The interest you earn on a savings account is taxed differently from the money you earn at your job.
False. It is taxed the same way, that is, as ordinary income.
2.
What does diversification do for a mutual fund?
Spread risk. By spreading risk among many different securities in a fund, you can reduce the damage that a downturn in a few of them can cause.
3.
If an investor has a time horizon of 18 months to invest for a specific goal, they should consider investing what percentage of their investment dollars in stocks?
0%. In general, 18 months is too short a time period to invest in stocks due to the chance for short-term price swings. You increase the risk of loss if you have a short timeline until needing to sell your stock investments. A general rule when buying stocks is that investors should be willing to hold stocks for five years or longer.
4.
When a company shares some of its profits with its stockholders, what are those profits called?
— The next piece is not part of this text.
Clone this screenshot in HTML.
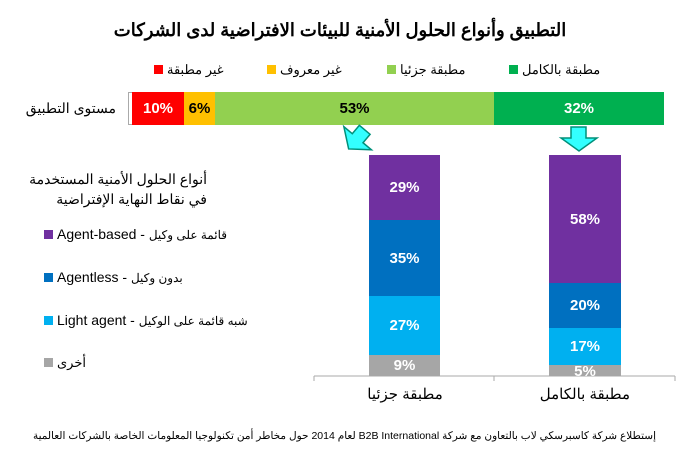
<!DOCTYPE html>
<html><head><meta charset="utf-8"><style>
body{margin:0;width:700px;height:470px;background:#fff;position:relative;font-family:"Liberation Sans","Noto Sans CJK SC",sans-serif;overflow:hidden}
.a{position:absolute;white-space:nowrap}
.seg{position:absolute;color:#fff;font-weight:bold;font-size:15px;display:flex;align-items:center;justify-content:center}
.lg{position:absolute;font-size:13px;white-space:nowrap}
.sq{display:inline-block;width:9px;height:9px;margin-right:4px;vertical-align:0}
</style></head><body>
<div class="a" style="left:0;width:680px;text-align:center;top:20px;font-size:18px;font-weight:bold;direction:rtl">التطبيق وأنواع الحلول الأمنية للبيئات الافتراضية لدى الشركات</div>

<div class="lg" style="left:509px;top:62px"><span class="sq" style="background:#00b050"></span><span dir="rtl">مطبقة بالكامل</span></div>
<div class="lg" style="left:387px;top:62px"><span class="sq" style="background:#92d050"></span><span dir="rtl">مطبقة جزئيا</span></div>
<div class="lg" style="left:267px;top:62px"><span class="sq" style="background:#ffc000"></span><span dir="rtl">غير معروف</span></div>
<div class="lg" style="left:154px;top:62px"><span class="sq" style="background:#ff0000"></span><span dir="rtl">غير مطبقة</span></div>

<div class="a" style="right:584px;top:100px;font-size:14px;direction:rtl">مستوى التطبيق</div>
<div class="a" style="left:128px;top:92px;width:1px;height:33px;background:#aaa"></div>
<div class="a" style="left:128px;top:92px;width:4px;height:1px;background:#aaa"></div>
<div class="a" style="left:128px;top:124px;width:4px;height:1px;background:#aaa"></div>
<div class="seg" style="left:132px;top:92px;width:52px;height:33px;background:#ff0000">10%</div>
<div class="seg" style="left:184px;top:92px;width:31px;height:33px;background:#ffc000;color:#000">6%</div>
<div class="seg" style="left:215px;top:92px;width:279px;height:33px;background:#92d050;color:#000">53%</div>
<div class="seg" style="left:494px;top:92px;width:170px;height:33px;background:#00b050">32%</div>

<svg class="a" style="left:0;top:0" width="700" height="470">
<g transform="rotate(40 357 139)">
<polygon points="350,127 364,127 364,138 375,138 357,152 339,138 350,138" fill="#33ffff" stroke="#00907a" stroke-width="1.5"/>
</g>
<polygon points="571,127 586,127 586,138 597,138 579,151 561,138 571,138" fill="#33ffff" stroke="#00907a" stroke-width="1.5"/>
<line x1="314" y1="376" x2="675" y2="376" stroke="#aaa"/>
<line x1="314" y1="376" x2="314" y2="381" stroke="#aaa"/>
<line x1="494" y1="376" x2="494" y2="381" stroke="#aaa"/>
<line x1="675" y1="376" x2="675" y2="381" stroke="#aaa"/>
</svg>

<div class="seg" style="left:369px;top:155px;width:71px;height:65px;background:#7030a0">29%</div>
<div class="seg" style="left:369px;top:220px;width:71px;height:76px;background:#0070c0">35%</div>
<div class="seg" style="left:369px;top:296px;width:71px;height:59px;background:#00b0f0">27%</div>
<div class="seg" style="left:369px;top:355px;width:71px;height:21px;background:#a6a6a6">9%</div>

<div class="seg" style="left:549px;top:155px;width:72px;height:128px;background:#7030a0">58%</div>
<div class="seg" style="left:549px;top:283px;width:72px;height:45px;background:#0070c0">20%</div>
<div class="seg" style="left:549px;top:328px;width:72px;height:37px;background:#00b0f0">17%</div>
<div class="seg" style="left:549px;top:365px;width:72px;height:11px;background:#a6a6a6;overflow:hidden;align-items:flex-start;line-height:14px">5%</div>

<div class="a" style="left:365px;top:385px;width:80px;text-align:center;font-size:15px;direction:rtl">مطبقة جزئيا</div>
<div class="a" style="left:540px;top:385px;width:90px;text-align:center;font-size:15px;direction:rtl">مطبقة بالكامل</div>

<div class="a" style="right:493px;top:169px;font-size:14px;direction:rtl;text-align:right;line-height:20px">أنواع الحلول الأمنية المستخدمة<br>في نقاط النهاية الإفتراضية</div>
<div class="lg" style="left:44px;top:226px"><span class="sq" style="background:#7030a0"></span><span style="font-size:14px">Agent-based - </span><span dir="rtl" style="font-size:12px">قائمة على وكيل</span></div>
<div class="lg" style="left:44px;top:269px"><span class="sq" style="background:#0070c0"></span><span style="font-size:14px">Agentless - </span><span dir="rtl" style="font-size:12px">بدون وكيل</span></div>
<div class="lg" style="left:44px;top:312px"><span class="sq" style="background:#00b0f0"></span><span style="font-size:14px">Light agent - </span><span dir="rtl" style="font-size:12px">شبه قائمة على الوكيل</span></div>
<div class="lg" style="left:44px;top:355px"><span class="sq" style="background:#a6a6a6"></span><span dir="rtl">أخرى</span></div>

<div class="a" style="left:30px;width:626px;top:430px;font-size:10.5px;direction:rtl;text-align:right">إستطلاع شركة كاسبرسكي لاب بالتعاون مع شركة B2B International لعام 2014 حول مخاطر أمن تكنولوجيا المعلومات الخاصة بالشركات العالمية</div>
</body></html>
Dividends. Dividends are a cut of a company's profits that are shared with stockholders.
5.
If you own a bond with an interest rate of 4% and rates increase to 5%, what will happen to the value of the bond if you try to sell it?
It will decrease. If interest rates rise, the price of the bond on the market will decline because investors will seek bonds with these new, higher rates. This occurs with US government bonds too, and if you were to sell it before it matures, you would sell for less than you invested. If you hold the US government bond until its maturity date, you will receive all of your principal back.
6.
During your working years, what do you need your investments to do the most of for you?
Grow. If you are like most people, you will need your investments to grow so that when you are older, you can withdraw sufficient money from them to live on.